Aller au contenu

Correspondance de Voltaire/1758/Lettre 3698

La bibliothèque libre.
Correspondance de Voltaire/1758
Correspondance : année 1758GarnierŒuvres complètes de Voltaire, tome 39 (p. 532-533).

3698. — À M. DIDEROT.
Aux Délices, 16 novembre.

Je vous remercie du fond de mon cœur, monsieur, de votre attention et de votre nouvel ouvrage[1]. Il y a des choses tendres, vertueuses, et d’un goût nouveau, comme dans tout ce que vous faites ; mais permettez-moi de vous dire que je suis affligé de vous voir faire des pièces de théâtre qu’on ne met point au théâtre, autant que je suis fâché que Rousseau écrive contre la comédie[2], après avoir fait des comédies.

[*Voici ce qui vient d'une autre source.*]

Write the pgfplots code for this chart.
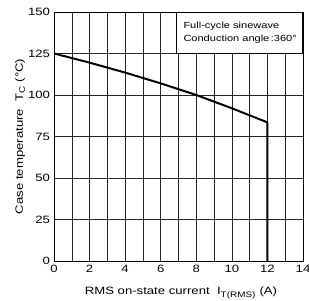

J’attends avec impatience votre nouveau tome de l’Encyclopédie ; je m’intéresse bien vivement à ce grand ouvrage et à son auteur ; vous méritiez d’avoir été mieux secondé. J’aurai la hardiesse de vouloir que l’article Idolâtrie soit de moi, s’il a passé, et j’aurais désiré que d’autres articles importants eussent été écrits avec la même passion pour la vérité. Nous étions indignés, l’autre jour, au mot Enfer[3] de lire que Moïse en a parlé ; une fausseté si évidente révolte.

Vingt articles de métaphysique, et, en particulier, celui d’Âme[4] sont traités d’une manière qui doit bien déplaire à votre cœur naïf et à votre esprit juste. Je me flatte que vous ne souffrirez plus des articles tels que celui de Femme, de Fat, etc., ni tant de vaines déclamations, ni tant de puérilités et de lieux communs sans principes, sans définitions, sans instructions. Jugez, à ma franchise, de l’intérêt que votre grande entreprise m’a inspiré.

Je n’ai pu, malgré cet intérêt, travailler beaucoup à votre nouveau tome. J’ai acheté, à deux lieues de mes Délices, une terre encore plus retirée, où je compte finir mes jours dans la tranquillité, mais où je me vois obligé de me donner beaucoup de soins les premières années. Ces soins sont amusants, et les travaux de la campagne me paraissent tenir à la philosophie ; les bonnes expériences de physique sont celles de la culture de la terre. Dans cet heureux oubli d’un monde pervers et frivole, j’interromprai mes travaux avec joie quand vous me demanderez des articles intéressants dont d’autres personnes ne se seront point chargées.

Adieu, monsieur ; honorez de quelque amitié un homme qui vous est attaché comme il voudrait que tous les philosophes le fussent, et qui est extrêmement sensible à tous vos talents.

  1. Le Père de famille, imprimé en 1758, et représenté en 1761.
  2. Voyez la lettre 3650.
  3. Par Mallet.
  4. Par l’abbé Yvon. — Les articles Fat et Femme sont de Desmahis.